JAKARTA – Hari ini Kementerian Kesehatan telah meluncurkan Program Pendidikan Dokter Spesialis (PPDS) Berbasis Rumah Sakit Pendidikan Penyelenggara Utama (RSP-PU) atau Hospital Based. Anggota Komisi IX DPR RI Edy Wuryanto mengapresiasi program yang merupakan salah satu amanah UU Nomor 17 Tahun 2023 tentang Kesehatan Pasal 209 Ayat 2. ”Terobosan dan keberanian Kemenkes untuk menyelenggarakan hospital based ini bagus,” kata Edy.
Hanya saja yang perlu diantisipasi adalah tidak boleh ada standar ganda dengan fakultas kedokteran yang selama ini menyelenggarakan program spesialis juga. Kurikulum, proses pendidikan, dan kualitas lulusan antara hospital based dengan university based harus sama. Pada hospital based, kolegium bertanggung jawab pada standar pendidikan. Tentu bekerjasama dengan Kemendikbud, Kemenkes, dan asosiasi rumah sakit tempat diselenggarakannya program hospital based. “Oleh karena itu butuh peraturan pemerintah untuk memayungi pelaksanaan pendidikan spesialis berbasis rumah sakit ini,” tuturnya.
Legiselator dari Dapil Jawa Tengah III ini menyetujui jika peserta program dokter spesialis berbasis rumah sakit ini berasal dari daerah dan akan kembali ke asalnya. Tersedianya dokter di daerah tertinggal, sulit, dan perbatasan memerlukan atensi. Sebab Edy kerap mendapatkan keluhan masyarakat yang sulit mendapatkan layanan kesehatan karena tidak ada dokter. Setidaknya mereka harus keluar daerah dan akhirnya membutuhkan biaya yang mahal. “Semoga lulusan hospital based ini adalah putra daerah dan mau mengabdi di daerah asalnya,” ujar Edy.
Pada pilot project hospital based, ada enam rumah sakit yang melayani enam jenis pendidikan dokter spesialis. Edy memahami jika pembukaan program ini dilakukan bertahap. Dia menyarankan agar kedepan Kemenkes fokus ke layanan spesialis dasar. “Kalau berdasar yang disampaikan Kemenkes melalui siaran persnya, per April 2024, 34 persen RSUD di Indonesia belum mencukupi tujuh jenis dokter spesialis dasar seperti dokter spesialis anak, obgyn, bedah, penyakit dalam, anestesi, radiologi, dan patologi klinik. Ini dulu yang dikejar,” tutur Edy.
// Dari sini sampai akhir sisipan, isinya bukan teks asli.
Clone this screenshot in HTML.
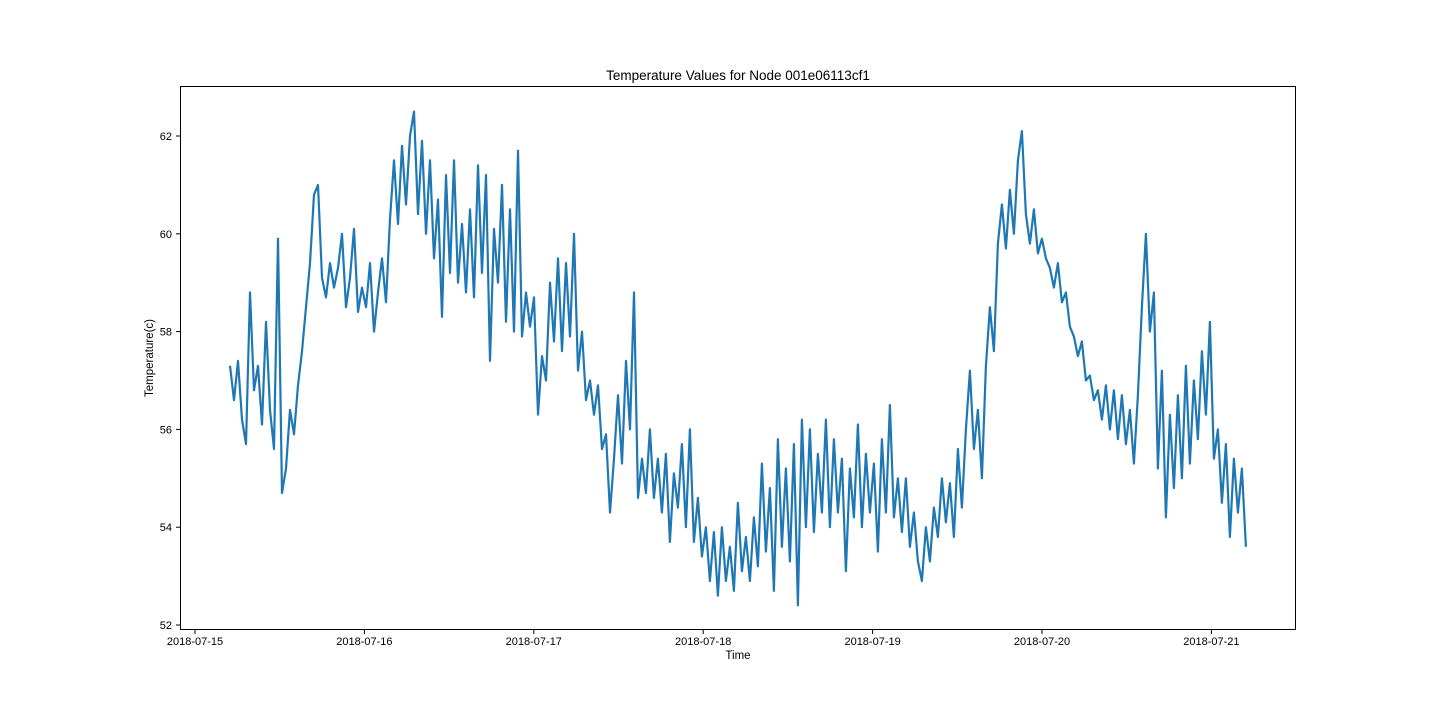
<!DOCTYPE html>
<html><head><meta charset="utf-8"><style>
body{margin:0;background:#fff;}
svg text{font-family:"Liberation Sans",sans-serif;fill:#000;}
</style></head><body>
<svg id="chart" width="1440" height="720" xmlns="http://www.w3.org/2000/svg">
<rect width="1440" height="720" fill="#fff"/>
<text x="738" y="80" font-size="13.5" text-anchor="middle">Temperature Values for Node 001e06113cf1</text>
<text x="738" y="659" font-size="11.5" text-anchor="middle">Time</text>
<text x="0" y="0" font-size="11.5" text-anchor="middle" transform="translate(153,358) rotate(-90)">Temperature(c)</text>
<g id="xticks"></g>
<g id="yticks"></g>
<path id="series" fill="none" stroke="#1f77b4" stroke-width="2.2" stroke-linejoin="round"/>
<rect x="180.5" y="86.5" width="1115" height="543" fill="none" stroke="#000" stroke-width="1"/>
</svg>
<script>
const xTickLabels = ["2018-07-15","2018-07-16","2018-07-17","2018-07-18","2018-07-19","2018-07-20","2018-07-21"];
const xTickDays = [0,1,2,3,4,5,6];
const yTickValues = [52,54,56,58,60,62];
const startDay = 0.2066;
const stepDays = 0.02361;
const temps = [57.3,56.6,57.4,56.2,55.7,58.8,56.8,57.3,56.1,58.2,56.4,55.6,59.9,54.7,55.2,56.4,55.9,56.9,57.6,58.5,
59.4,60.8,61.0,59.1,58.7,59.4,58.9,59.3,60.0,58.5,59.1,60.1,58.4,58.9,58.5,59.4,58.0,58.8,59.5,58.6,
60.3,61.5,60.2,61.8,60.6,62.0,62.5,60.4,61.9,60.0,61.5,59.5,60.7,58.3,61.2,59.2,61.5,59.0,60.2,58.8,
60.5,58.7,61.4,59.2,61.2,57.4,60.1,59.0,61.0,58.2,60.5,58.0,61.7,57.9,58.8,58.1,58.7,56.3,57.5,57.0,
59.0,57.8,59.5,57.6,59.4,57.9,60.0,57.2,58.0,56.6,57.0,56.3,56.9,55.6,55.9,54.3,55.4,56.7,55.3,57.4,
56.0,58.8,54.6,55.4,54.7,56.0,54.6,55.4,54.3,55.5,53.7,55.1,54.4,55.7,54.0,56.0,53.7,54.6,53.4,54.0,
52.9,53.9,52.6,54.0,52.9,53.6,52.7,54.5,53.1,53.8,52.9,54.2,53.2,55.3,53.5,54.8,52.7,55.8,53.6,55.2,
53.3,55.7,52.4,56.2,54.0,56.0,53.9,55.5,54.3,56.2,54.0,55.8,54.3,55.4,53.1,55.2,54.2,56.1,54.0,55.5,
54.3,55.3,53.5,55.8,54.3,56.5,54.2,55.0,53.9,55.0,53.6,54.3,53.3,52.9,54.0,53.3,54.4,53.8,55.0,54.1,
54.9,53.8,55.6,54.4,56.0,57.2,55.6,56.4,55.0,57.3,58.5,57.6,59.8,60.6,59.7,60.9,60.0,61.5,62.1,60.4,
59.8,60.5,59.6,59.9,59.5,59.3,58.9,59.4,58.6,58.8,58.1,57.9,57.5,57.8,57.0,57.1,56.6,56.8,56.2,56.9,
56.0,56.8,55.8,56.7,55.7,56.4,55.3,56.7,58.5,60.0,58.0,58.8,55.2,57.2,54.2,56.3,54.8,56.7,55.0,57.3,
55.3,57.0,55.8,57.6,56.3,58.2,55.4,56.0,54.5,55.7,53.8,55.4,54.3,55.2,53.6];

function xScale(d){ return 195 + d*169.4; }
function yScale(v){ return 625 - (v-52)*48.9; }

const NS="http://www.w3.org/2000/svg";
const xg=document.getElementById('xticks');
xTickDays.forEach((d,i)=>{
  const x=xScale(d);
  const l=document.createElementNS(NS,'line');
  l.setAttribute('x1',x);l.setAttribute('x2',x);l.setAttribute('y1',630);l.setAttribute('y2',634);l.setAttribute('stroke','#000');
  
  
  xg.appendChild(l);
  const t=document.createElementNS(NS,'text');
  t.setAttribute('x',x);t.setAttribute('y',645);t.setAttribute('font-size','11');t.setAttribute('text-anchor','middle');
  t.textContent=xTickLabels[i];
  
  
  xg.appendChild(t);
});
const yg=document.getElementById('yticks');
yTickValues.forEach(v=>{
  const y=yScale(v);
  const l=document.createElementNS(NS,'line');
  l.setAttribute('x1',176);l.setAttribute('x2',180);l.setAttribute('y1',y);l.setAttribute('y2',y);l.setAttribute('stroke','#000');
  
  
  yg.appendChild(l);
  const t=document.createElementNS(NS,'text');
  t.setAttribute('x',172);t.setAttribute('y',y+4);t.setAttribute('font-size','11');t.setAttribute('text-anchor','end');
  t.textContent=v;
  
  
  yg.appendChild(t);
});
let d='';
temps.forEach((v,i)=>{
  d+=(i?'L':'M')+xScale(startDay+i*stepDays).toFixed(1)+','+yScale(v).toFixed(1);
});
document.getElementById('series').setAttribute('d',d);
</script>
</body></html>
Selain menambah jumlah dokter spesialis, Edy juga meminta agar Kemenkes menambah perawat dan apoteker spesialis. Sebab dalam UU 17/2023 menekankan pendidikan spesialis tidak hanya untuk dokter. “Tenaga kesehatan yang memiliki level spesialis itu perawat dan apoteker. Termasuk juga psikolog klinis. Kedepan jangan eksklusif yang seolah program spesialis hanya untuk dokter,” ujarnya.
Pendidikan perawat spesialis sudah dilakukan di beberapa universitas. Spesialisnya meliputi spesialis anak, keperawatan bedah, jiwa, komunitas, maternitas, termasuk untuk onkologi dan kegawatan. “Ini bisa didorong berbasis hospital. Beasiswa spesialis ini juga harus diberikan kepada perawat,” tuturnya.
Menurutnya perawat adalah mitra dari dokter sehingga membutuhkan kepiawaian yang sama. Ada beberapa jenis spesialis pada perawat yang jumlahnya kurang. Misalnya saja perawat hemodialisa yang diperirakan jumlahnya kurang 10 ribu. “Rasio dan distribusi perawat ini juga penting. Sebab dalam layanan kesehatan butuh sinergi antara dokter dan perawat. Jangan sampai jomplang,” kata politikus PDI Perjuangan ini.
Selanjutnya yang perlu dilakukan bersamaan dengan program hospital based ini adalah pemerataan alat kesehatan. Pemetaan ketersediaan alat kesehatan ini menurut Edy perlu dilakukan. Misalnya dalam satu provinsi, rumah sakit tipe A, B, C, dan D memiliki alat apa saja. Jika alat kesehatannya belum memenuhi, maka pemerintah pusat dan daerah harus bekerjasama dalam penyediaanya. Hal ini menurutnya tidak hanya memberi manfaat bagi dokter atau tenaga medis, tapi masyarakat juga merasakan manfaat pemerataan layanan kesehatan. “Diharapkan sistem rujukannya itu jalan di satu provinsi saja. Masyarakat tidak perlu ke luar provinsi karena alat kesehatan atau tenaga medisnya tidak ada,” ungkapnya.